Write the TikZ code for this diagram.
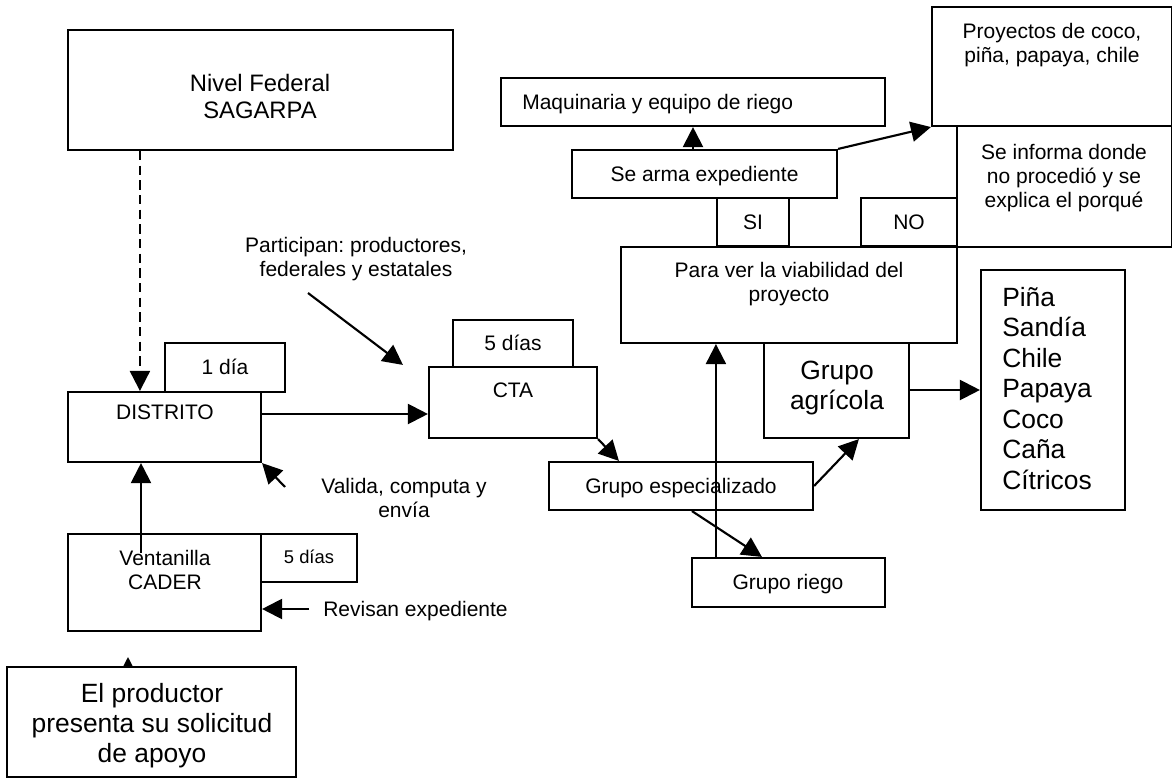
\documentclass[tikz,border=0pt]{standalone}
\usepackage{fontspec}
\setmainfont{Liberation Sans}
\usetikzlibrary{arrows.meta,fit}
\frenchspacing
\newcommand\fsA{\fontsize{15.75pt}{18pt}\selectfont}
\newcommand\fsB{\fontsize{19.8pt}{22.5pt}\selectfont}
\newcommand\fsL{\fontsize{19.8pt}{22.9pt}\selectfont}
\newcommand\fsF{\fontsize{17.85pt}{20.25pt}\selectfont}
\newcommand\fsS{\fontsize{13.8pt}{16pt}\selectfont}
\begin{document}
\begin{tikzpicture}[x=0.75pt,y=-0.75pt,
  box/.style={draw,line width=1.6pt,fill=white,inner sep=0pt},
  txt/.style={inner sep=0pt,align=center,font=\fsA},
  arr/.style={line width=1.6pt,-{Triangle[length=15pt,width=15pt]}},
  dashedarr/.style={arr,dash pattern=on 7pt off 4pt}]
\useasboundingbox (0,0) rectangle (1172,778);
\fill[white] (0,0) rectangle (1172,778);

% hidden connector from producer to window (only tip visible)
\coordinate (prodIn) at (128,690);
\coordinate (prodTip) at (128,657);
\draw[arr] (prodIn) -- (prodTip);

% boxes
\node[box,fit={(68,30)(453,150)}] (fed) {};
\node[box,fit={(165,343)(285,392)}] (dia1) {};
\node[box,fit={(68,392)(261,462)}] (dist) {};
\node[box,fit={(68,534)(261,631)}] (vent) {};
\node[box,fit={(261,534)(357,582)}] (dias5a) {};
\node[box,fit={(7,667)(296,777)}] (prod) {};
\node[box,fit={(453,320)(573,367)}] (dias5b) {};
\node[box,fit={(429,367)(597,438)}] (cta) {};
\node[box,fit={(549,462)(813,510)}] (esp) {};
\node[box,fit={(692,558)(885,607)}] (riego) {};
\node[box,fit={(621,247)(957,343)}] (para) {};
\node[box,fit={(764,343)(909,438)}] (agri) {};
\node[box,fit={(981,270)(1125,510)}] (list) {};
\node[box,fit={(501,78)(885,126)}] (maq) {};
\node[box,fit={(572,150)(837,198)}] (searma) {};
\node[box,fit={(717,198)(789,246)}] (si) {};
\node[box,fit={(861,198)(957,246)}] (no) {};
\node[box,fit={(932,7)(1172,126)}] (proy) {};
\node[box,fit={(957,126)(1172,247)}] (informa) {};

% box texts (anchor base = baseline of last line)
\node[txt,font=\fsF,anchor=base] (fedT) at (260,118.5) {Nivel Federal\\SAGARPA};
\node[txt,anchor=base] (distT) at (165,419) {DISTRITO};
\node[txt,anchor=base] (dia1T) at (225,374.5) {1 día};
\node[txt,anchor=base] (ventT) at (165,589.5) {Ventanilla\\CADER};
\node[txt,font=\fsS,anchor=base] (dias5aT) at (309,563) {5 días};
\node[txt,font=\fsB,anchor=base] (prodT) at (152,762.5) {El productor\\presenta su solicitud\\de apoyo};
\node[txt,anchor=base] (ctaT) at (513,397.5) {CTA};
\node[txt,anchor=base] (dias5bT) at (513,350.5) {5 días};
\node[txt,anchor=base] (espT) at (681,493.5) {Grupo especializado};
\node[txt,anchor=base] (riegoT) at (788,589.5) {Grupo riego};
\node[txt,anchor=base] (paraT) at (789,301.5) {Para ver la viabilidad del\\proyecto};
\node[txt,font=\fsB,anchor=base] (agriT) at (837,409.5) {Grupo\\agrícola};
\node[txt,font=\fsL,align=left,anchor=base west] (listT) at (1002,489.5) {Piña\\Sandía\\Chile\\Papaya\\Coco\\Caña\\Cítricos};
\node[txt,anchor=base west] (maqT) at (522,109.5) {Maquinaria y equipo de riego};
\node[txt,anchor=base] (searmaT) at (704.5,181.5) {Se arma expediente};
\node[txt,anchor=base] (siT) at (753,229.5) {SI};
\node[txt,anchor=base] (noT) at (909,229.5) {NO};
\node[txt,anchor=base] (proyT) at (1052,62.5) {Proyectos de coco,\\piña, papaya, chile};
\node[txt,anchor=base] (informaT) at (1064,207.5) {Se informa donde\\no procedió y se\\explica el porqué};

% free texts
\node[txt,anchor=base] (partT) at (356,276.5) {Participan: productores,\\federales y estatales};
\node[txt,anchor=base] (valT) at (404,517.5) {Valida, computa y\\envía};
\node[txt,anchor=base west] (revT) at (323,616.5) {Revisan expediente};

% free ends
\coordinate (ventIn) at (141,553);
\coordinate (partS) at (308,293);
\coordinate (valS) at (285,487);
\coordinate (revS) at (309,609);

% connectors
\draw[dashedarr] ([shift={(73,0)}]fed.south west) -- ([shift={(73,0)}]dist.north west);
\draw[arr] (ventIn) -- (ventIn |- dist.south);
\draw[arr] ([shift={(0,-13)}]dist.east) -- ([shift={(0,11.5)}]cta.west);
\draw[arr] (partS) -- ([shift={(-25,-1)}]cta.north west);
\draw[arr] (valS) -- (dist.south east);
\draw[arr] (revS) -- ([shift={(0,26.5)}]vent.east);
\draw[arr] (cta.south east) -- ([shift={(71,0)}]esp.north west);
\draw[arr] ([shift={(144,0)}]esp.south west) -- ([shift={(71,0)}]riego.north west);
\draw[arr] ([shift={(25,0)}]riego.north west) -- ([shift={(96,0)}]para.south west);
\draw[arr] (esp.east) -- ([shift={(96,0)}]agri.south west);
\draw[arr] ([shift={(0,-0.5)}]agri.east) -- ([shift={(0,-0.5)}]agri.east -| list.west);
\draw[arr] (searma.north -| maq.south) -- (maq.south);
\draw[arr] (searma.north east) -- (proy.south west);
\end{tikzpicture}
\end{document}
++++++++++
» **Goal**: Quote the material in full and exactly; do not carry over its pictures.

» **Result of this task**:
Write the TikZ code for this diagram.
\documentclass[tikz,border=0pt]{standalone}
\usepackage{fontspec}
\setmainfont{Liberation Sans}
\usetikzlibrary{arrows.meta,fit}
\frenchspacing
\newcommand\fsA{\fontsize{15.75pt}{18pt}\selectfont}
\newcommand\fsB{\fontsize{19.8pt}{22.5pt}\selectfont}
\newcommand\fsL{\fontsize{19.8pt}{22.9pt}\selectfont}
\newcommand\fsF{\fontsize{17.85pt}{20.25pt}\selectfont}
\newcommand\fsS{\fontsize{13.8pt}{16pt}\selectfont}
\begin{document}
\begin{tikzpicture}[x=0.75pt,y=-0.75pt,
  box/.style={draw,line width=1.6pt,fill=white,inner sep=0pt},
  txt/.style={inner sep=0pt,align=center,font=\fsA},
  arr/.style={line width=1.6pt,-{Triangle[length=15pt,width=15pt]}},
  dashedarr/.style={arr,dash pattern=on 7pt off 4pt}]
\useasboundingbox (0,0) rectangle (1172,778);
\fill[white] (0,0) rectangle (1172,778);

% hidden connector from producer to window (only tip visible)
\coordinate (prodIn) at (128,690);
\coordinate (prodTip) at (128,657);
\draw[arr] (prodIn) -- (prodTip);

% boxes
\node[box,fit={(68,30)(453,150)}] (fed) {};
\node[box,fit={(165,343)(285,392)}] (dia1) {};
\node[box,fit={(68,392)(261,462)}] (dist) {};
\node[box,fit={(68,534)(261,631)}] (vent) {};
\node[box,fit={(261,534)(357,582)}] (dias5a) {};
\node[box,fit={(7,667)(296,777)}] (prod) {};
\node[box,fit={(453,320)(573,367)}] (dias5b) {};
\node[box,fit={(429,367)(597,438)}] (cta) {};
\node[box,fit={(549,462)(813,510)}] (esp) {};
\node[box,fit={(692,558)(885,607)}] (riego) {};
\node[box,fit={(621,247)(957,343)}] (para) {};
\node[box,fit={(764,343)(909,438)}] (agri) {};
\node[box,fit={(981,270)(1125,510)}] (list) {};
\node[box,fit={(501,78)(885,126)}] (maq) {};
\node[box,fit={(572,150)(837,198)}] (searma) {};
\node[box,fit={(717,198)(789,246)}] (si) {};
\node[box,fit={(861,198)(957,246)}] (no) {};
\node[box,fit={(932,7)(1172,126)}] (proy) {};
\node[box,fit={(957,126)(1172,247)}] (informa) {};

% box texts (anchor base = baseline of last line)
\node[txt,font=\fsF,anchor=base] (fedT) at (260,118.5) {Nivel Federal\\SAGARPA};
\node[txt,anchor=base] (distT) at (165,419) {DISTRITO};
\node[txt,anchor=base] (dia1T) at (225,374.5) {1 día};
\node[txt,anchor=base] (ventT) at (165,589.5) {Ventanilla\\CADER};
\node[txt,font=\fsS,anchor=base] (dias5aT) at (309,563) {5 días};
\node[txt,font=\fsB,anchor=base] (prodT) at (152,762.5) {El productor\\presenta su solicitud\\de apoyo};
\node[txt,anchor=base] (ctaT) at (513,397.5) {CTA};
\node[txt,anchor=base] (dias5bT) at (513,350.5) {5 días};
\node[txt,anchor=base] (espT) at (681,493.5) {Grupo especializado};
\node[txt,anchor=base] (riegoT) at (788,589.5) {Grupo riego};
\node[txt,anchor=base] (paraT) at (789,301.5) {Para ver la viabilidad del\\proyecto};
\node[txt,font=\fsB,anchor=base] (agriT) at (837,409.5) {Grupo\\agrícola};
\node[txt,font=\fsL,align=left,anchor=base west] (listT) at (1002,489.5) {Piña\\Sandía\\Chile\\Papaya\\Coco\\Caña\\Cítricos};
\node[txt,anchor=base west] (maqT) at (522,109.5) {Maquinaria y equipo de riego};
\node[txt,anchor=base] (searmaT) at (704.5,181.5) {Se arma expediente};
\node[txt,anchor=base] (siT) at (753,229.5) {SI};
\node[txt,anchor=base] (noT) at (909,229.5) {NO};
\node[txt,anchor=base] (proyT) at (1052,62.5) {Proyectos de coco,\\piña, papaya, chile};
\node[txt,anchor=base] (informaT) at (1064,207.5) {Se informa donde\\no procedió y se\\explica el porqué};

% free texts
\node[txt,anchor=base] (partT) at (356,276.5) {Participan: productores,\\federales y estatales};
\node[txt,anchor=base] (valT) at (404,517.5) {Valida, computa y\\envía};
\node[txt,anchor=base west] (revT) at (323,616.5) {Revisan expediente};

% free ends
\coordinate (ventIn) at (141,553);
\coordinate (partS) at (308,293);
\coordinate (valS) at (285,487);
\coordinate (revS) at (309,609);

% connectors
\draw[dashedarr] ([shift={(73,0)}]fed.south west) -- ([shift={(73,0)}]dist.north west);
\draw[arr] (ventIn) -- (ventIn |- dist.south);
\draw[arr] ([shift={(0,-13)}]dist.east) -- ([shift={(0,11.5)}]cta.west);
\draw[arr] (partS) -- ([shift={(-25,-1)}]cta.north west);
\draw[arr] (valS) -- (dist.south east);
\draw[arr] (revS) -- ([shift={(0,26.5)}]vent.east);
\draw[arr] (cta.south east) -- ([shift={(71,0)}]esp.north west);
\draw[arr] ([shift={(144,0)}]esp.south west) -- ([shift={(71,0)}]riego.north west);
\draw[arr] ([shift={(25,0)}]riego.north west) -- ([shift={(96,0)}]para.south west);
\draw[arr] (esp.east) -- ([shift={(96,0)}]agri.south west);
\draw[arr] ([shift={(0,-0.5)}]agri.east) -- ([shift={(0,-0.5)}]agri.east -| list.west);
\draw[arr] (searma.north -| maq.south) -- (maq.south);
\draw[arr] (searma.north east) -- (proy.south west);
\end{tikzpicture}
\end{document}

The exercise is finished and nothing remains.